Konrad Abeltshauser is hoping to help Germany show it belongs at the IIHF world junior championship.

Konrad Abeltshauser is hoping to help Germany show it belongs at the IIHF world junior championship.

The Halifax Mooseheads defenceman from Bad Tolz, Germany, will be a key player when his country, after a one-year hiatus, returns to the event’s top division starting on Boxing Day in Buffalo and Niagara Falls, N.Y.

Germany was relegated to the second-division WJC last year.

“We have to try and stay in the A pool and I think we have a good chance,” said Abeltshauser, who had four assists and a plus-9 rating in five games last year.
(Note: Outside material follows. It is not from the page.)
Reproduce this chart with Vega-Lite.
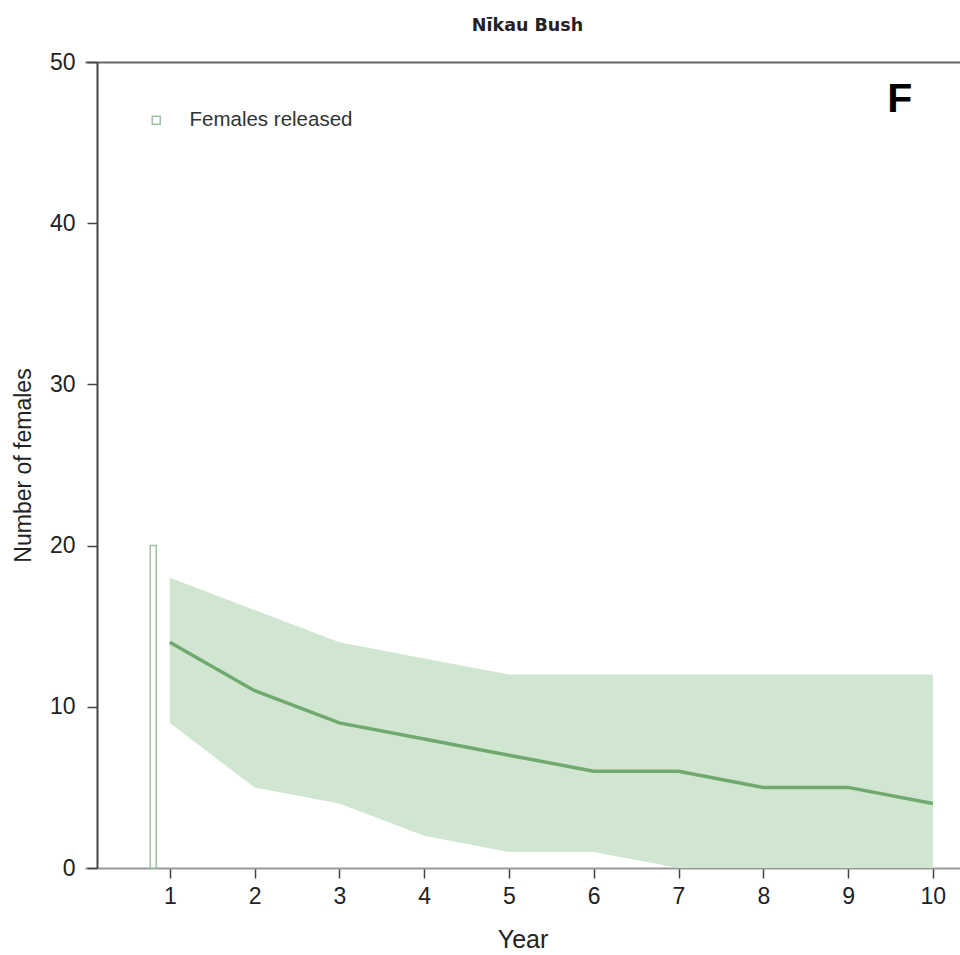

“The past couple of years we’ve been up and down, but now we have a good team and we want to stay there.”

Germany is in a preliminary-round group with the United States, Finland, Switzerland and Slovakia. While the U.S. is the defending gold medallist and Finland often ices solid teams, Germany could contend for the third and final playoff spot along with Switzerland and Slovakia.

“Those are two teams we can beat if we play good,” Abeltshauser said. “If we beat those two teams, we won’t be in the relegation round.”

The six-foot-four 196-pounder is optimistic because Germany’s roster is loaded with returnees from last year’s second-division event. He could be one of as many as seven players from the Canadian Hockey League on the team, while many of the others have pro experience in Germany.

“All of our players have great character and they all work hard,” Abeltshauser said. “We might not be as skilled but we always try to work harder than the other team.”

Abeltshauser, an 18-year-old who was drafted in the sixth round (163rd overall) of the 2010 NHL draft by the San Jose Sharks, has logged plenty of ice time with the Mooseheads this season, recording three goals, 10 assists and a minus-16 rating in 32 games.

With Germany expected to employ a defensive game plan, a good tournament from Abeltshauser will help their cause.

“We try to keep the game as tight as possible, and sometimes you get a lucky bounce and win the game nobody expected you to win,” he said.